Smallest Businesses Receive Partial Carveout: A new development announced in the rule provides a partial carveout for the smallest businesses in the country. Employers with fewer than 50 employees will not have to provide EPSL or EFMLA to employees who need to care for their son or daughter whose school or place of care is closed, or child care provider is unavailable, for COVID-19 related reasons, if one of three factors exist:- doing so would raise expenses and financial obligations above available business revenue such that the employer would cease operating at a minimal capacity;- the requesting worker’s absence would pose a substantial risk to the employer’s financial health or operations because of their specialized skills, knowledge of the business, or responsibilities; or- the employer can’t find enough able, willing, available, and qualified workers to perform the work of the employee requesting an absence. In such cases, the rule notes that employers must document the facts and circumstances that justify the denial and retain those records for its own files (not to be submitted to the DOL).
Enforcement Delayed By A Few Weeks: The agency indicated that it won’t enforce the rule for employers operating in “good faith” until April 18. While employers shouldn’t use this several-week period as an excuse not to diligently understand and comply with the new law, this provision serves as a welcome bit of breathing room as you digest and apply the many new principles involved.

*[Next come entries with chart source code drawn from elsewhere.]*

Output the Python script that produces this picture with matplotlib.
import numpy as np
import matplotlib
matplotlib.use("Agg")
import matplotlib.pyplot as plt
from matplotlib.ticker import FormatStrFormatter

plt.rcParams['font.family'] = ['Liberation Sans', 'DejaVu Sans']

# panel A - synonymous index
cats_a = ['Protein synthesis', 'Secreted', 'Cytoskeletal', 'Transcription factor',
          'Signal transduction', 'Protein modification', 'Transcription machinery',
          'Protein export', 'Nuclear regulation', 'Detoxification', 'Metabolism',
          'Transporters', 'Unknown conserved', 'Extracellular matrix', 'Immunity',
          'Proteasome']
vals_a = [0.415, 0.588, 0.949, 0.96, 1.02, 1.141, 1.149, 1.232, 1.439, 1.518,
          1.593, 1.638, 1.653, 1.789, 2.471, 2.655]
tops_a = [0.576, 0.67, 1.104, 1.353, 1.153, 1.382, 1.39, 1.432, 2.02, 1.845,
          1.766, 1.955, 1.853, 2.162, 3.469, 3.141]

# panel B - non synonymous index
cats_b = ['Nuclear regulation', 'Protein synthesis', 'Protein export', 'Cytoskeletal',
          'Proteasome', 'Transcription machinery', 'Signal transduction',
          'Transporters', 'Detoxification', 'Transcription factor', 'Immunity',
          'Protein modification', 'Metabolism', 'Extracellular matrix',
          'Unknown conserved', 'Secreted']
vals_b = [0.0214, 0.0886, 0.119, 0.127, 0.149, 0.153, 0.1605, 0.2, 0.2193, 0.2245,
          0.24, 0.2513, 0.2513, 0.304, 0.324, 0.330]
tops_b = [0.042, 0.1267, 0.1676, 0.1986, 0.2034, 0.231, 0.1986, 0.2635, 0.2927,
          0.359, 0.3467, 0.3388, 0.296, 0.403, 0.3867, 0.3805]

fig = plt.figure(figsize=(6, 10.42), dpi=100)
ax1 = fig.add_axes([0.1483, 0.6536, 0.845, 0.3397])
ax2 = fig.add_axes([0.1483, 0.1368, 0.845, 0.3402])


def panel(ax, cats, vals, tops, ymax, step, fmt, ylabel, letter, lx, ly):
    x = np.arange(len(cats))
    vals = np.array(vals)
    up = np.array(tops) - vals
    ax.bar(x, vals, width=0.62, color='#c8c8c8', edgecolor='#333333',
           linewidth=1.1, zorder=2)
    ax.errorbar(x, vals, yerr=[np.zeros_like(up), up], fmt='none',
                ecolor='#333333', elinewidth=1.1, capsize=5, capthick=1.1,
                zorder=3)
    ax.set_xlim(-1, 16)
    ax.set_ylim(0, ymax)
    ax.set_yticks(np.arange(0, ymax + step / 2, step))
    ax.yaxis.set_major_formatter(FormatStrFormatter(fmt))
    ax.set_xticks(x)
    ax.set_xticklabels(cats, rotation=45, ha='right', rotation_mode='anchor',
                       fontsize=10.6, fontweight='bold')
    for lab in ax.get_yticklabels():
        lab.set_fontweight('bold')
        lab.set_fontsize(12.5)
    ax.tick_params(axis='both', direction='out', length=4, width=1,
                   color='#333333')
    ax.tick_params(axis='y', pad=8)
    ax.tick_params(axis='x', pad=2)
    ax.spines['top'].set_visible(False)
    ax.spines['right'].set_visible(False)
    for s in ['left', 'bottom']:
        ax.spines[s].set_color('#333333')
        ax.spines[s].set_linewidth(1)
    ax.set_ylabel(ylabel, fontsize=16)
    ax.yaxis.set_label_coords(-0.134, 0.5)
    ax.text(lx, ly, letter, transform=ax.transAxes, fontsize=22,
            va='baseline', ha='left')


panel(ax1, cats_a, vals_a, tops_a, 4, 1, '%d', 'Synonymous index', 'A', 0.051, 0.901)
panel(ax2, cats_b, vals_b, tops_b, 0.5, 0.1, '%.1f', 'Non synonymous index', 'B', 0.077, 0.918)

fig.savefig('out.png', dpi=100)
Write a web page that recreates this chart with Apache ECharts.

USDOL Acts Outside of Normal Course Finally, the agency conceded that it bypassed the normal process to issue this rule, where it would typically issue a proposed rule and receive public comments over a several-month (or year-long) period. Instead, the agency stated that it had “good cause” under federal administrative law to move quickly and decisively in order to release a direct final rule that many American employers were counting on.